Technical challenges

The value of Instant Payments for the users comes from the fact that Instant Payments promise almost immediate completion of the payment, 24 hours a day, 7 days a week. But this value comes with challenging non-functional requirements as a trade-off.

  • Low latency

    Instant Payments need to be instant. The current specifications from the EPC SCT Inst scheme rulebook list a 10 second target, while several communities (most notably The Netherlands and Belgium) aim for an even faster 5 second roundtrip. Because this is an end-to-end target, the allotted time is divided between the participants, the clearing house and the network, meaning each party should aim for sub-second processing. For a typical participant, this includes validating the payment message from the customer, checking the account balance, debiting the account in the ledger, checking for reach and availability of the beneficiary bank, fraud checking, sending out the message to the clearing house and correlating the return message. Sub-second processing times can only be met if participants make sure the process is optimized for processing single messages instead of files and batches.

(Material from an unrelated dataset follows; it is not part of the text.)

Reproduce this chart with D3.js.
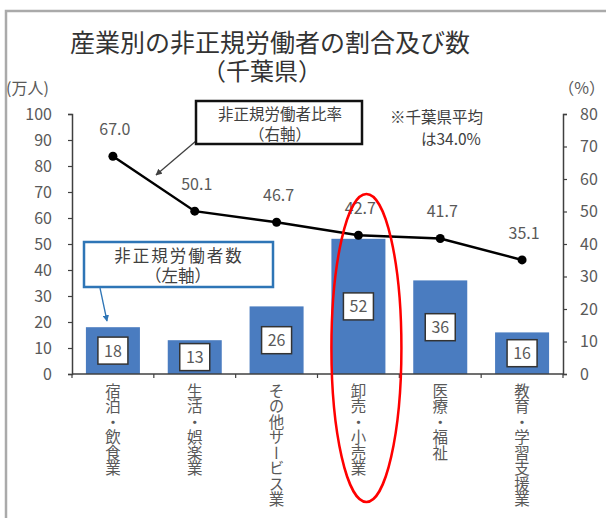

They need to make use of parallel processing steps (validating the message and checking the reach and availability can be done in parallel to the fraud check for instance) and most importantly, they need to optimize the database I/O as this typically is the biggest bottleneck. This can be done with various methods; by loading static tables in memory, by optimizing indexes or even switching to different database technology, such as MongoDB or Cassandra.

    24/7 availability

    Instant Payments not only need to be instant, they need to be available. This requirement may have the biggest impact from a technical and operational perspective. And although running high available systems is not complex from a technical viewpoint (we have been running 24/7 available payment processing systems in cards for decades), it does come with its own challenges. The high availability requirements can only be met by running an active-active setup, where two datacenters are processing in parallel and one datacenter can process the full load when another datacenter goes down and there are no delays in switching traffic from one datacenter to the next. This setup can be made even more robust by running multiple nodes per datacenter. The location of the datacenters need to spaced sufficiently apart in order to have different risk profiles (i.e. a grid power outage in one datacenter does not affect the second site), but close enough to maintain a low latency. The multiple datacenter setup can also be used to do upgrades and maintenance without downtime.

    Connectivity

    This brings us to connectivity, as both the requirements of (guaranteed) low latency and high availability apply here. The current “go-to” network for financial messaging, SWIFT, has recently announced their play in Instant Payments, which will most likely offer the required latency and availability figures necessary for Instant Payments. Alternatives are available in SIANet and EBICS, where the latter is a self-managed network. Participants could also opt for a (dual) leased line or MPLS connection directly into their clearing and settlement mechanism (CSM).

    Scalability

    Looking at implementations in the UK (growth from 20 million transactions per month half year after launch to 100 million transactions per month 6 years later), Sweden (Swish on boarded 5 million users in 3 years) and Denmark (28 transactions per capita in 2 years with 4% monthly growth), any Instant Payments system needs to be scalable from the start. It is critical the Instant Payments processing is designed to be scalable (up and out) without impacting the latency of the service, for instance by using components designed with parallelism and asynchronism in mind. By using a load balancer/dispatcher model, horizontal scalability can be obtained, which is crucial in order to keep the TCO under control, as costs rise exponentially when scaling vertically, while costs rise linearly when scaling horizontally. Additionally, methods such as caching, asynchronous processing and striving for statelessness are crucial in obtaining cost efficient performance and scalability.